Emily:

My ex and
I were flirty friends for 2 months then dated over the summer for 2 months. We were very close and my family loved him. We drifted apart when school started back and we mutually called it quits. We've recently became friends for like a month or so. Well he got his car fixed and wanted me to come see it last night. So I did and he drove to a department store, and when we were leaving the parking lot to go back to his house, I asked him where we were going and he didn't answer then kissed me super hard and we made out then parked and had sex. I was so into it b/c I missed him, but now that I look back, I'm regretful b/c now he might view me as a hookup and not get back together with me. When he dropped me off at my house he kissed me and i was like "I still love you." And he said the same thing. I'm really confused. I feel as though I've made a mistake with someone I really love and wanted to get back together with. What should I do? How do I know if he wants to get back together or not? He's really busy with work and does'nt have time for a lot, so I'm thinking he might not have time for a gf. I'm confused, help? I mean ever since we've been back together as friends all I can think about is what we used to have. I mean, I felt horrible after we broke up, b/c I felt as though I'd lost a best friend, too. Only now though I feel like he only thinks of me as a friend w/ benefits since that night. Am I right or wrong? I've never liked anyone like him and I don't wanna lose him, but I feel as though I already have since that night b/c he might just think of me as a hook up. I know I'm rambling, but can you help?

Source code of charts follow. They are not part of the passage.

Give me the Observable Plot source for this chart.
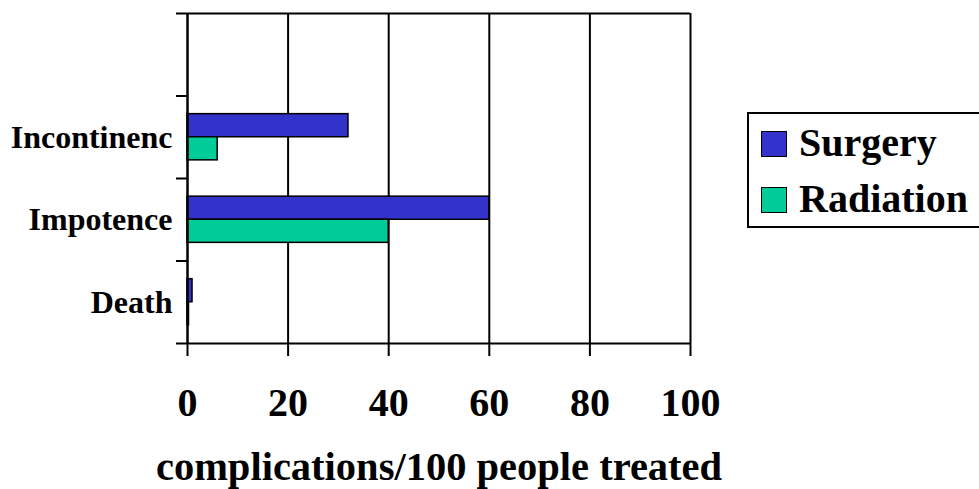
<!DOCTYPE html>
<html>
<head>
<meta charset="utf-8">
<script src="https://cdn.jsdelivr.net/npm/d3@7"></script>
<script src="https://cdn.jsdelivr.net/npm/@observablehq/plot@0.6"></script>
<style>
  html, body { margin: 0; padding: 0; background: #fff; overflow: hidden; }
  #wrap { position: relative; width: 979px; height: 489px; overflow: hidden; }
  #wrap svg { position: absolute; left: 0; top: 0; }
  .legend { position: absolute; left: 747px; top: 112px; width: 260px; height: 116px;
    border: 2px solid #000; box-sizing: border-box; font-family: "Liberation Serif", "Times New Roman", serif;
    font-weight: bold; font-size: 40px; line-height: 40px; color: #000; }
  .legend .sw { position: absolute; left: 12px; width: 26px; height: 26px; border: 1.5px solid #000; box-sizing: border-box; }
  .legend .lab { position: absolute; left: 50px; white-space: nowrap; }
</style>
</head>
<body>
<div id="wrap"></div>
<script>
// Data (categories listed bottom to top)
const categories = ["Death", "Impotence", "Incontinenc"];
const seriesNames = ["Surgery", "Radiation"];
const surgery = [1, 60, 32];
const radiation = [0.3, 40, 6];
const xTicks = [0, 20, 40, 60, 80, 100];
const colors = ["#3333CC", "#00CC99"];
const xLabel = "complications/100 people treated";

const values = {Surgery: surgery, Radiation: radiation};
const rows = categories.flatMap((c, i) => seriesNames.map((s) => ({cat: c, series: s, value: values[s][i], i})));

const nBands = categories.length + 1; // one empty band on top
const half = 0.28; // bar thickness in band units
const font = '"Liberation Serif", "Times New Roman", serif';

const chart = Plot.plot({
  width: 979,
  height: 489,
  marginLeft: 187,
  marginRight: 289,
  marginTop: 13,
  marginBottom: 146,
  style: {fontFamily: font, background: "transparent"},
  x: {domain: [0, 100]},
  y: {domain: [0, nBands]},
  color: {domain: seriesNames, range: colors},
  marks: [
    // grid lines
    Plot.ruleX(xTicks.slice(1), {stroke: "#000", strokeWidth: 2, strokeOpacity: 1}),
    // top & bottom frame lines
    Plot.ruleY([0, nBands], {stroke: "#000", strokeWidth: 2}),
    // bars
    Plot.rect(rows, {
      x1: 0,
      x2: "value",
      y1: (d) => d.series === "Surgery" ? d.i + 0.5 : d.i + 0.5 - half,
      y2: (d) => d.series === "Surgery" ? d.i + 0.5 + half : d.i + 0.5,
      fill: "series",
      stroke: "#000",
      strokeWidth: 1.5
    }),
    // y axis line
    Plot.ruleX([0], {stroke: "#000", strokeWidth: 2.5}),
    // y ticks at band boundaries
    Plot.axisY({ticks: d3.range(0, nBands + 1), tickSize: 11, tickFormat: () => "", strokeWidth: 2}),
    // y category labels
    Plot.axisY({
      ticks: categories.map((c, i) => i + 0.5),
      tickFormat: (v) => categories[Math.floor(v)],
      tickSize: 0,
      tickPadding: 15,
      fontSize: 32,
      fontWeight: "bold",
      fill: "#000",
      label: null
    }),
    // x axis
    Plot.axisX({
      ticks: xTicks,
      tickSize: 13,
      tickPadding: 31,
      strokeWidth: 2,
      fontSize: 40,
      fontWeight: "bold",
      fill: "#000",
      label: null
    }),
    // x axis title
    Plot.text([xLabel], {
      frameAnchor: "bottom",
      lineAnchor: "bottom",
      dy: 136,
      text: (d) => d,
      fontSize: 40.5,
      fontWeight: "bold",
      fill: "#000"
    })
  ]
});

const wrap = document.getElementById("wrap");
wrap.appendChild(chart);

// Legend
const legend = document.createElement("div");
legend.className = "legend";
seriesNames.forEach((s, k) => {
  const sw = document.createElement("div");
  sw.className = "sw";
  sw.style.top = (17 + k * 56) + "px";
  sw.style.background = colors[k];
  legend.appendChild(sw);
  const lab = document.createElement("div");
  lab.className = "lab";
  lab.style.top = (9 + k * 56) + "px";
  lab.textContent = s;
  legend.appendChild(lab);
});
wrap.appendChild(legend);
</script>
</body>
</html>
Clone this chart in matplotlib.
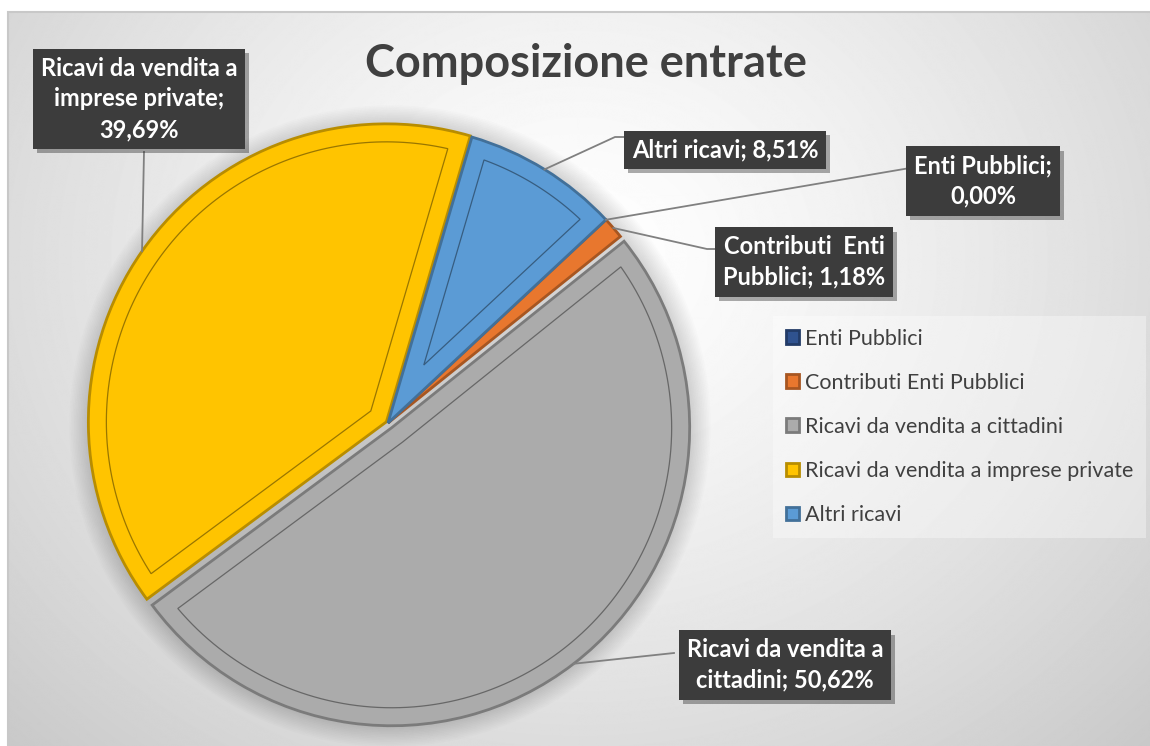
import numpy as np
import matplotlib.pyplot as plt
import matplotlib.colors as mcolors
import matplotlib.patheffects as pe
from matplotlib.patches import Polygon, Rectangle, Circle

plt.rcParams['font.family'] = ['Lato', 'DejaVu Sans']

# data
categories = ["Enti Pubblici", "Contributi Enti Pubblici", "Ricavi da vendita a cittadini",
              "Ricavi da vendita a imprese private", "Altri ricavi"]
shares = [0.00, 1.18, 50.62, 39.69, 8.51]
label_templates = ["Enti Pubblici;\n{}%", "Contributi  Enti\nPubblici; {}%",
                   "Ricavi da vendita a\ncittadini; {}%", "Ricavi da vendita a\nimprese private;\n{}%",
                   "Altri ricavi; {}%"]
colors = ['#2F528F', '#E8772E', '#ABABAB', '#FFC400', '#5B9BD5']

W, H = 1150, 746
def px(x, y):
    # pixel position (top-left origin) -> data coords
    return x, H - y

# layout of the label boxes and leader elbows (pixels)
box_pos = [(983, 181), (804, 262), (785, 665), (139, 99), (725, 150)]
leader_pts = [[(910, 168)], [(707, 249), (720, 249)], [(674, 653)], [(144, 152)], [(615, 137), (630, 137)]]
explode = [0, 0, 6, 2, 0]


def shade(c, f):
    r, g, b = mcolors.to_rgb(c)
    return (r * f, g * f, b * f)


def inset_poly(w, d):
    cx, cy = w.center
    r = w.r
    t1, t2 = np.radians(w.theta1), np.radians(w.theta2)
    span = t2 - t1
    if span < 2.5 * d / r:
        return None
    rr = r - d
    delta = np.arcsin(d / rr)
    arc = np.linspace(t1 + delta, t2 - delta, 120)
    pts = [(cx + rr * np.cos(a), cy + rr * np.sin(a)) for a in arc]
    if span < np.pi:
        mid = (t1 + t2) / 2
        k = d / np.sin(span / 2)
        pts.append((cx + k * np.cos(mid), cy + k * np.sin(mid)))
    else:
        pts.append((cx + d * np.cos(t2 - np.pi / 2), cy + d * np.sin(t2 - np.pi / 2)))
        pts.append((cx + d * np.cos(t1 + np.pi / 2), cy + d * np.sin(t1 + np.pi / 2)))
    return pts


fig = plt.figure(figsize=(11.5, 7.46), dpi=100)
fig.patch.set_facecolor('white')
ax = fig.add_axes([0, 0, 1, 1])

# radial gradient background
gx, gy = np.meshgrid(np.arange(W), np.arange(H))
t = np.sqrt(((gx - 575) / 650.0) ** 2 + ((gy - 250) / 560.0) ** 2)
bg = np.clip(1 - 0.16 * t ** 1.3, 0, 1)
ax.imshow(bg, cmap='gray', vmin=0, vmax=1, extent=[8, W, 0, H - 12],
          origin='upper', zorder=0, aspect='auto', interpolation='bilinear')
ax.add_patch(Rectangle((8, -5), W + 10, H - 12 + 5, fill=False, ec='#c8c8c8', lw=1.5, zorder=1))

center = px(388, 423)
radius = 298

# soft shadow behind the pie
for k in range(14):
    ax.add_patch(Circle((center[0] + 2, center[1] - 3), radius + 2 + k * 1.6,
                        color='black', alpha=0.012, lw=0, zorder=1))

wedges, _ = ax.pie(shares, colors=colors, startangle=43, counterclock=False,
                   center=center, radius=radius, explode=explode, normalize=True,
                   wedgeprops=dict(linewidth=2))
for w, c in zip(wedges, colors):
    w.set_edgecolor(shade(c, 0.72))
    w.set_zorder(2)
    pts = inset_poly(w, 18)
    if pts is not None:
        ax.add_patch(Polygon(pts, closed=True, fill=False, ec=shade(c, 0.6), lw=0.9, zorder=3))

# labels with leaders
for w, tpl, pos, elbow, v in zip(wedges, label_templates, box_pos, leader_pts, shares):
    mid = np.radians((w.theta1 + w.theta2) / 2)
    sx = w.center[0] + w.r * np.cos(mid)
    sy = w.center[1] + w.r * np.sin(mid)
    xs = [sx] + [p[0] for p in elbow]
    ys = [sy] + [H - p[1] for p in elbow]
    ax.plot(xs, ys, color='#808080', lw=1.3, zorder=4)
    txt = ax.text(*px(*pos), tpl.format(f"{v:.2f}".replace('.', ',')), ha='center', va='center',
                  color='white', fontsize=17, weight='bold', linespacing=1.4, zorder=6,
                  bbox=dict(boxstyle='square,pad=0.33', fc='#3c3c3c', ec='none'))
    txt.get_bbox_patch().set_path_effects([pe.SimplePatchShadow(offset=(3, -3), alpha=0.35), pe.Normal()])

ax.text(*px(586, 64), 'Composizione entrate', ha='center', va='center',
        fontsize=32.5, weight='bold', color='#404040', zorder=6)

leg = ax.legend(wedges, categories, loc='upper left', bbox_to_anchor=(762 / W, 1 - 305 / H),
                bbox_transform=fig.transFigure, fontsize=15.5, frameon=True, facecolor='white',
                framealpha=0.35, edgecolor='none', fancybox=False, handlelength=0.6,
                handleheight=0.6, handletextpad=0.3, labelspacing=1.12, borderpad=0.6)
for tx in leg.get_texts():
    tx.set_color('#404040')

ax.set_xlim(0, W)
ax.set_ylim(0, H)
ax.set_aspect('auto')
ax.axis('off')

fig.savefig('out.png', dpi=100)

------------------------------Miss Emily's advice------------------------

I think you're chastising yourself a little too much for what happened. This is an equal opportunity relationship, and you shouldn't think of yourself as a girl who was wrong to enjoy some carnal pleasure with someone you like as much as him. And hopefully he doesn't live with a Victorian-age mentality. Maybe its true not much has changed in where you two are in this relationship if time prohibits a girlfriend/boyfriend commitment -- but you can't know for sure. The only thing you can do is to take it a step at a time to see if something can be rekindled. If he regrets thinking he led you on, you'll probably not hear from him too soon after this event. But if he wants to revisit what you once had, he'll let you know. If he's not willing to commit to anything more than friends with benefits, only you can decide if that's acceptable to you. But from what you have said, it doesn't seem a good fit for you. I know, love stinks sometimes.